One of the big things to watch in any recovery is a switch from cost cutting to investment. While a lot of focus is placed on what the big boys do it’s always worth watching those further down the line.

SME’s can make the big difference in boosting an economy as they are closer to ground level and main street and so are more in tune with that side of sentiment.

The WSJ had an article out this week that suggests that SME’s are ready to make the shift from trimming to expenditure. They’ve taken their findings from a survey undertaken with Vistage that shows that over half of firms with less than $20m in revenue plan to increase investment in the next 12 months, that’s a 42% increase on the year.

WSJ SME survey 06 09 2014

WSJ SME survey 06 09 2014

Expectation is one thing and reality is another, which is why it’s positive that the NFIB survey in July showed that 55% of SME’s said that they had made capital outlays in the previous six months.

Small firms are keeping up with their big brothers too.
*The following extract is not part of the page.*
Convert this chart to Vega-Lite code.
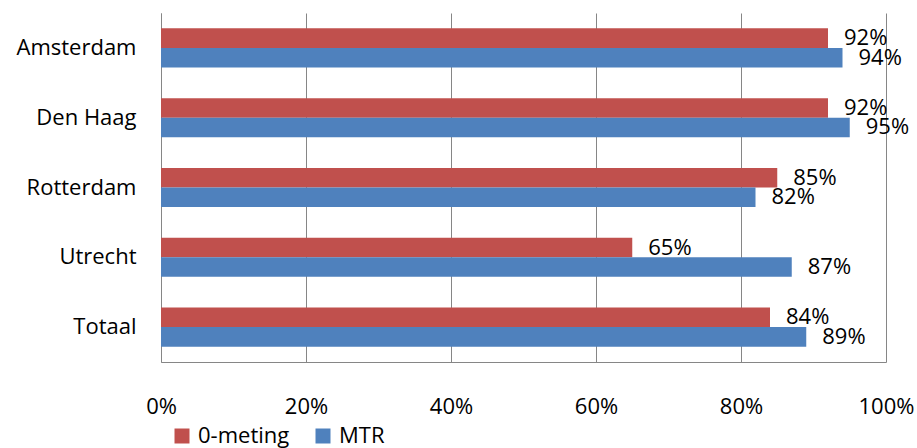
{
  "$schema": "https://vega.github.io/schema/vega-lite/v6.json",
  "width": 725,
  "height": 349,
  "autosize": {"type": "none"},
  "padding": {"left": 161, "top": 13, "right": 31, "bottom": 86},
  "background": "white",
  "config": {
    "font": "Open Sans",
    "view": {"stroke": null},
    "axis": {"labelFont": "Open Sans", "labelFontSize": 22, "labelColor": "#000000"}
  },
  "data": {
    "values": [
      {"city": "Amsterdam", "series": "0-meting", "value": 0.92},
      {"city": "Amsterdam", "series": "MTR", "value": 0.94},
      {"city": "Den Haag", "series": "0-meting", "value": 0.92},
      {"city": "Den Haag", "series": "MTR", "value": 0.95},
      {"city": "Rotterdam", "series": "0-meting", "value": 0.85},
      {"city": "Rotterdam", "series": "MTR", "value": 0.82},
      {"city": "Utrecht", "series": "0-meting", "value": 0.65},
      {"city": "Utrecht", "series": "MTR", "value": 0.87},
      {"city": "Totaal", "series": "0-meting", "value": 0.84},
      {"city": "Totaal", "series": "MTR", "value": 0.89}
    ]
  },
  "encoding": {
    "y": {
      "field": "city", "type": "nominal",
      "sort": ["Amsterdam", "Den Haag", "Rotterdam", "Utrecht", "Totaal"],
      "scale": {"paddingInner": 0.44, "paddingOuter": 0.22},
      "axis": {"title": null, "ticks": false, "domain": true, "domainColor": "#868686", "labelPadding": 25, "grid": false}
    },
    "yOffset": {"field": "series", "type": "nominal", "sort": ["0-meting", "MTR"]},
    "x": {
      "field": "value", "type": "quantitative",
      "scale": {"domain": [0, 1]},
      "axis": {"title": null, "format": "%", "values": [0, 0.2, 0.4, 0.6, 0.8, 1], "grid": true, "gridColor": "#868686", "gridOpacity": 1, "ticks": false, "domain": true, "domainColor": "#868686", "labelPadding": 34, "labelFlush": false}
    }
  },
  "layer": [
    {
      "mark": {"type": "bar"},
      "encoding": {
        "color": {
          "field": "series", "type": "nominal",
          "scale": {"domain": ["0-meting", "MTR"], "range": ["#C0504D", "#4F81BD"]},
          "legend": {
            "title": null, "orient": "none", "direction": "horizontal",
            "legendX": 10, "legendY": 412,
            "symbolType": "square", "symbolSize": 225, "symbolStrokeWidth": 0,
            "labelFont": "Open Sans", "labelFontSize": 22, "labelColor": "#000000",
            "labelOffset": 5, "columnPadding": 22
          }
        }
      }
    },
    {
      "mark": {"type": "text", "align": "left", "baseline": "middle", "dx": 16, "fontSize": 22, "font": "Open Sans", "color": "#000000"},
      "encoding": {
        "text": {"field": "value", "type": "quantitative", "format": ".0%"}
      }
    }
  ]
}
Small public listed companies with annual sales less than $25m increased investment spending by 13% against a year ago while capital spending at S&P listed firms turning over more that $5bn rose 16% over roughly the same period.

Within economic cycles there are tide like movements and we are just coming off a period where firms had to cut back. Now the next tide is the flow into expenditure and that wave will bring a second wind to the US economy, just like it has in the UK. Nearly all of it is driven by simple sentiment not central banks and QE, and that’s where the real power lies. Even after all the QE pumping firms are only now feeling more confident to grow and invest in their businesses.

If this area continues to improve, it will be where all the action is for the US economy.